# YOUR OBJECTIVE:
Retype the lines beneath this one, from the first through the line containing "fig = plt.figure(figsize=(10.08, 6.42), dpi=100)". Pictures are left out.

-------- THE DATA --------

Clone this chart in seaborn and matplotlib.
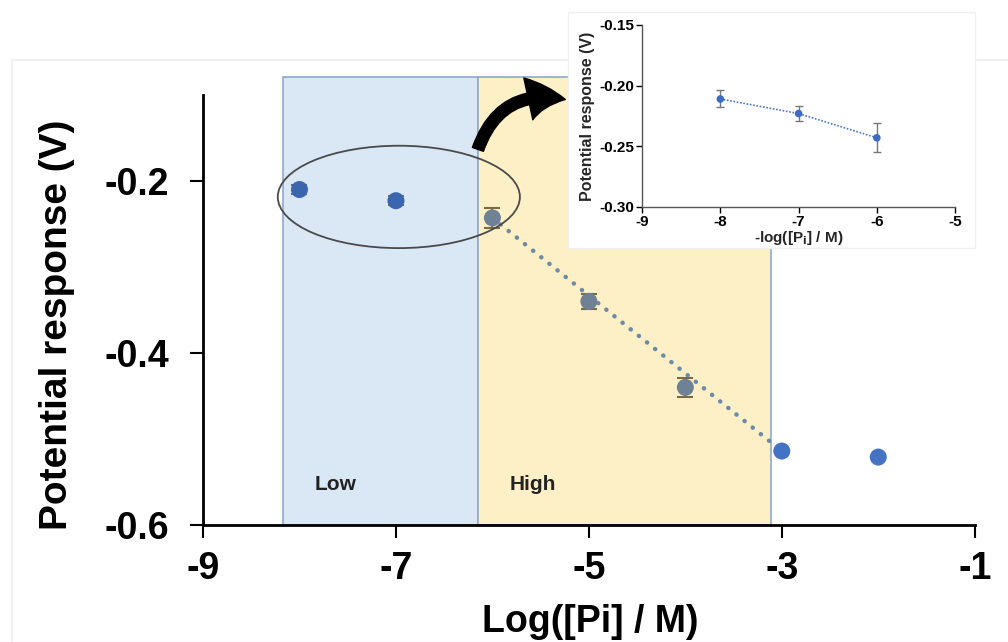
import numpy as np
import pandas as pd
import matplotlib
matplotlib.use("Agg")
import matplotlib.pyplot as plt
import seaborn as sns
from matplotlib.patches import Rectangle, Ellipse, FancyArrowPatch

# main chart data
log_pi = [-8, -7, -6, -5, -4, -3, -2]
potential = [-0.210, -0.223, -0.243, -0.340, -0.440, -0.514, -0.521]
err = [0.005, 0.005, 0.012, 0.009, 0.011, 0.0, 0.0]
group = ["low", "low", "high", "high", "high", "out", "out"]

# linear fit segment (high range)
fit_x = [-6, -3]
fit_y = [-0.243, -0.514]

# inset data
in_x = [-8, -7, -6]
in_y = [-0.211, -0.223, -0.243]
in_err = [0.007, 0.006, 0.012]

# shaded ranges
low_range = [-8.17, -6.15]
high_range = [-6.15, -3.11]

sns.set_style("white")
plt.rcParams['font.family'] = ['Liberation Sans', 'DejaVu Sans']
plt.rcParams['text.color'] = 'black'
plt.rcParams['xtick.color'] = 'black'
plt.rcParams['ytick.color'] = 'black'

df = pd.DataFrame({"x": log_pi, "y": potential, "err": err, "g": group})

fig = plt.figure(figsize=(10.08, 6.42), dpi=100)

# faint outer frame of the pasted picture
fig.patches.append(Rectangle((12 / 1008, -0.01), 1.0, 1 - 60 / 642 + 0.01,
                             transform=fig.transFigure, facecolor="none",
                             edgecolor="#eeeeee", lw=1.2, zorder=0))

ax = fig.add_axes([0.2014, 0.1822, 0.7656, 0.670])

# shaded regions (extend above axes top)
ax.add_patch(Rectangle((low_range[0], -0.6), low_range[1] - low_range[0], 0.521,
                       facecolor="#dae7f4", edgecolor="#8ea9cf", lw=1.2, clip_on=False, zorder=0))
ax.add_patch(Rectangle((high_range[0], -0.6), high_range[1] - high_range[0], 0.521,
                       facecolor="#fdefc6", edgecolor="#8ea9cf", lw=1.2, clip_on=False, zorder=0))

sns.lineplot(x=fit_x, y=fit_y, ax=ax, color="#6d8aa8", lw=3.2, linestyle=(0, (0.05, 2.3)),
             dash_capstyle="round", zorder=2)
ax.errorbar(df["x"], df["y"], yerr=df["err"], fmt="none", ecolor="#7a6a45",
            elinewidth=1.5, capsize=6, capthick=1.5, zorder=3)
palette = {"low": "#3a66b0", "high": "#6f8295", "out": "#4472c4"}
sns.scatterplot(data=df, x="x", y="y", hue="g", palette=palette, s=150,
                edgecolor="none", legend=False, ax=ax, zorder=4)

ax.add_patch(Ellipse((-6.97, -0.2186), 2.51, 0.119, facecolor="none",
                     edgecolor="#4a4a4a", lw=1.3, zorder=5))

ax.text(-7.84, -0.559, "Low", fontsize=15, fontweight="bold", color="#222222")
ax.text(-5.82, -0.559, "High", fontsize=15, fontweight="bold", color="#222222")

ax.set_xlim(-9, -1)
ax.set_ylim(-0.6, -0.1)
ax.set_xticks([-9, -7, -5, -3, -1])
ax.set_yticks([-0.6, -0.4, -0.2])
ax.set_xticklabels(["-9", "-7", "-5", "-3", "-1"])
ax.set_yticklabels(["-0.6", "-0.4", "-0.2"])
ax.set_xlabel("")
ax.set_ylabel("")
for s in ["top", "right"]:
    ax.spines[s].set_visible(False)
for s in ["left", "bottom"]:
    ax.spines[s].set_color("black")
    ax.spines[s].set_linewidth(2)
ax.tick_params(axis="y", direction="out", length=9.5, width=1.5, labelsize=27, pad=15, left=True)
ax.tick_params(axis="x", direction="out", length=9, width=1.5, labelsize=27, pad=10, bottom=True)
for lab in ax.get_xticklabels() + ax.get_yticklabels():
    lab.set_fontweight("bold")
ax.patch.set_alpha(0)

fig.text(590 / 1008, 1 - 632 / 642, "Log([Pi] / M)", fontsize=27, fontweight="bold",
         ha="center", va="baseline")
fig.text(57 / 1008, 1 - 325 / 642, "Potential response (V)", fontsize=28, fontweight="bold",
         ha="center", va="center", rotation=90)

# curved arrow
arrow = FancyArrowPatch((477 / 1008, 1 - 152 / 642), (568 / 1008, 1 - 100 / 642),
                        transform=fig.transFigure, connectionstyle="arc3,rad=-0.45",
                        arrowstyle="simple,head_width=2.2,head_length=1.9,tail_width=0.6",
                        mutation_scale=14, color="black", zorder=6)
fig.patches.append(arrow)

# inset white box
fig.patches.append(Rectangle((568 / 1008, 1 - 248 / 642), 407 / 1008, 236 / 642,
                             transform=fig.transFigure, facecolor="white",
                             edgecolor="#f0f0f0", lw=1, zorder=7))

ins = fig.add_axes([0.637, 0.6776, 0.3105, 0.2835])
ins.set_zorder(8)
sns.lineplot(x=in_x, y=in_y, ax=ins, color="#4a78c8", lw=1.2, linestyle=(0, (1, 1)), zorder=2)
ins.errorbar(in_x, in_y, yerr=in_err, fmt="none", ecolor="#777777", elinewidth=1,
             capsize=3, capthick=1, zorder=3)
sns.scatterplot(x=in_x, y=in_y, ax=ins, color="#3a6cc4", s=30, edgecolor="none", zorder=4)
ins.set_xlim(-9, -5)
ins.set_ylim(-0.30, -0.15)
ins.set_xticks([-9, -8, -7, -6, -5])
ins.set_yticks([-0.30, -0.25, -0.20, -0.15])
ins.set_xticklabels(["-9", "-8", "-7", "-6", "-5"])
ins.set_yticklabels(["-0.30", "-0.25", "-0.20", "-0.15"])
for s in ["top", "right"]:
    ins.spines[s].set_visible(False)
for s in ["left", "bottom"]:
    ins.spines[s].set_color("#555555")
    ins.spines[s].set_linewidth(1)
ins.tick_params(axis="both", direction="out", length=4, width=1, labelsize=11, pad=2,
                left=True, bottom=True)
for lab in ins.get_xticklabels() + ins.get_yticklabels():
    lab.set_fontweight("bold")
ins.set_xlabel("-log([P$_\\mathbf{i}$] / M)", fontsize=11, fontweight="bold", labelpad=0)
ins.set_ylabel("Potential response (V)", fontsize=11.5, fontweight="bold", labelpad=3)

fig.savefig("out.png", dpi=100)
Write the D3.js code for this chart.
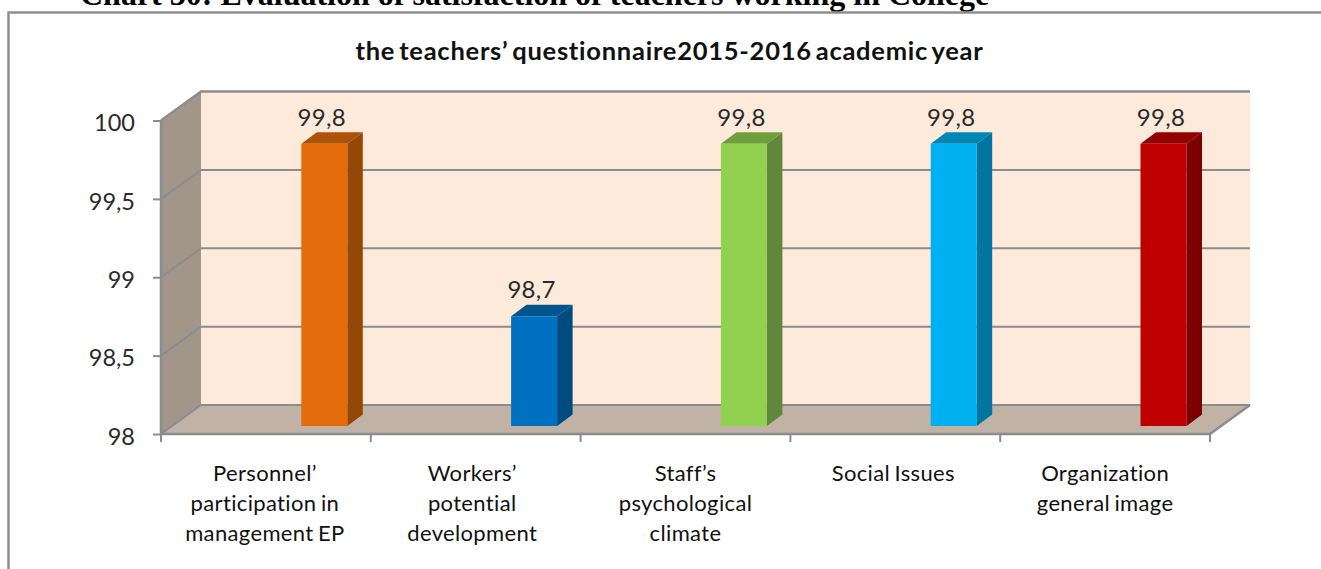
<!DOCTYPE html>
<html><head><meta charset="utf-8">
<script src="https://cdn.jsdelivr.net/npm/d3@7"></script>
<style>html,body{margin:0;padding:0;background:#fff;overflow:hidden}svg{display:block}</style>
</head><body><svg id="c" width="1321" height="569"></svg>
<script>
const categories=[["Personnel’","participation in","management EP"],["Workers’","potential","development"],["Staff’s","psychological","climate"],["Social Issues"],["Organization","general image"]];
const values=[99.8,98.7,99.8,99.8,99.8];
const valueLabels=["99,8","98,7","99,8","99,8","99,8"];
const tickValues=[98,98.5,99,99.5,100];
const tickLabels=["98","98,5","99","99,5","100"];
const frontColors=["#E46C0A","#0070C0","#92D050","#00B0F0","#C00000"];
const sideColors=["#954805","#004B80","#60883A","#00759F","#7C0000"];
const topColors=["#AD5207","#00558F","#6F9F3D","#0086B5","#920000"];
const headerText="Chart 30: Evaluation of satisfaction of teachers working in College";
const titleText="the teachers’ questionnaire2015-2016 academic year";

const svg=d3.select("#c");
const x=d3.scaleBand().domain(d3.range(5)).range([161,1210]);
const y=d3.scaleLinear().domain([98,100]).range([434,120.5]);
const dx=40,dy=-29,grey="#8C8C8C";
const line=d3.line();
const poly=p=>line(p)+"Z";

svg.append("text").attr("x",80).attr("y",5).attr("font-family","Liberation Serif").attr("font-weight","bold").attr("font-size",32).attr("fill","#000").text(headerText);
svg.append("path").attr("d","M8.5,569V12.5H1321").attr("fill","none").attr("stroke","#8E8E8E").attr("stroke-width",2.5);
svg.append("text").attr("x",669.5).attr("y",60).attr("text-anchor","middle").attr("font-family","Lato").attr("font-weight","bold").attr("font-size",25.5).attr("letter-spacing",0.75).attr("word-spacing",-3).attr("fill","#111").text(titleText);

// walls
const xL=x.range()[0],xR=x.range()[1],y0=y(98),y1=y(100);
svg.append("path").attr("d",poly([[xL+dx,y1+dy],[xR+dx,y1+dy],[xR+dx,y0+dy],[xL+dx,y0+dy]])).attr("fill","#FDEADA");
svg.append("path").attr("d",poly([[xL,y0],[xL+dx,y0+dy],[xL+dx,y1+dy],[xL,y1]])).attr("fill","#A2968B");
svg.append("path").attr("d",poly([[xL,y0],[xL+dx,y0+dy],[xR+dx,y0+dy],[xR,y0]])).attr("fill","#C0B2A4");
// grid
tickValues.forEach(v=>{
  svg.append("path").attr("d",line([[xL,y(v)],[xL+dx,y(v)+dy],[xR+dx,y(v)+dy]])).attr("fill","none").attr("stroke",grey).attr("stroke-width",v===100?2.5:2);
});
svg.append("path").attr("d",line([[xL,y1],[xL,y0],[xR,y0],[xR+dx,y0+dy]])).attr("fill","none").attr("stroke",grey).attr("stroke-width",2.5);
// axes
const yAxis=d3.axisLeft(y).tickValues(tickValues).tickSize(8).tickFormat((d,i)=>tickLabels[i]);
const gy=svg.append("g").attr("transform",`translate(${xL},0)`).call(yAxis);
gy.select(".domain").remove();
gy.selectAll("line").attr("stroke",grey).attr("stroke-width",2);
gy.selectAll("text").attr("x",-26).attr("font-family","Lato").attr("font-size",23.5).attr("fill","#2a2a2a").attr("dy","0.44em");
svg.selectAll(".xt").data(d3.range(6)).join("line").attr("x1",i=>xL+i*x.bandwidth()).attr("x2",i=>xL+i*x.bandwidth()).attr("y1",y0).attr("y2",y0+8).attr("stroke",grey).attr("stroke-width",2);
// bars
const barDX=15.5,barDY=-11.5,bw=46,barOffset=58.4,yShift=-8;
const by=v=>y(v)+yShift;
values.forEach((v,i)=>{
  const l=x(i)+x.bandwidth()/2-bw/2+barOffset,r=l+bw,t=by(v),b=by(98);
  const g=svg.append("g");
  g.append("path").attr("d",poly([[r,t],[r+barDX,t+barDY],[r+barDX,b+barDY],[r,b]])).attr("fill",sideColors[i]);
  g.append("path").attr("d",poly([[l,t],[l+barDX,t+barDY],[r+barDX,t+barDY],[r,t]])).attr("fill",topColors[i]);
  g.append("rect").attr("x",l).attr("y",t).attr("width",bw).attr("height",b-t).attr("fill",frontColors[i]);
  svg.append("text").attr("x",l+bw/2-2.5).attr("y",t-18).attr("text-anchor","middle").attr("font-family","Lato").attr("font-size",24).attr("letter-spacing",0.3).attr("fill","#2a2a2a").text(valueLabels[i]);
});
// category labels
const labelNudge=[-1,-3.5,0,-2,0];
categories.forEach((c,i)=>{
  c.forEach((s,j)=>svg.append("text").attr("x",x(i)+x.bandwidth()/2+labelNudge[i]).attr("y",481+j*30).attr("text-anchor","middle").attr("font-family","Lato").attr("font-size",22).attr("letter-spacing",0.35).attr("word-spacing",-1.5).attr("fill","#111").text(s));
});
</script></body></html>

--------

# RESULT FOR THIS TASK:
Clone this chart in seaborn and matplotlib.
import numpy as np
import pandas as pd
import matplotlib
matplotlib.use("Agg")
import matplotlib.pyplot as plt
import seaborn as sns
from matplotlib.patches import Rectangle, Ellipse, FancyArrowPatch

# main chart data
log_pi = [-8, -7, -6, -5, -4, -3, -2]
potential = [-0.210, -0.223, -0.243, -0.340, -0.440, -0.514, -0.521]
err = [0.005, 0.005, 0.012, 0.009, 0.011, 0.0, 0.0]
group = ["low", "low", "high", "high", "high", "out", "out"]

# linear fit segment (high range)
fit_x = [-6, -3]
fit_y = [-0.243, -0.514]

# inset data
in_x = [-8, -7, -6]
in_y = [-0.211, -0.223, -0.243]
in_err = [0.007, 0.006, 0.012]

# shaded ranges
low_range = [-8.17, -6.15]
high_range = [-6.15, -3.11]

sns.set_style("white")
plt.rcParams['font.family'] = ['Liberation Sans', 'DejaVu Sans']
plt.rcParams['text.color'] = 'black'
plt.rcParams['xtick.color'] = 'black'
plt.rcParams['ytick.color'] = 'black'

df = pd.DataFrame({"x": log_pi, "y": potential, "err": err, "g": group})

fig = plt.figure(figsize=(10.08, 6.42), dpi=100)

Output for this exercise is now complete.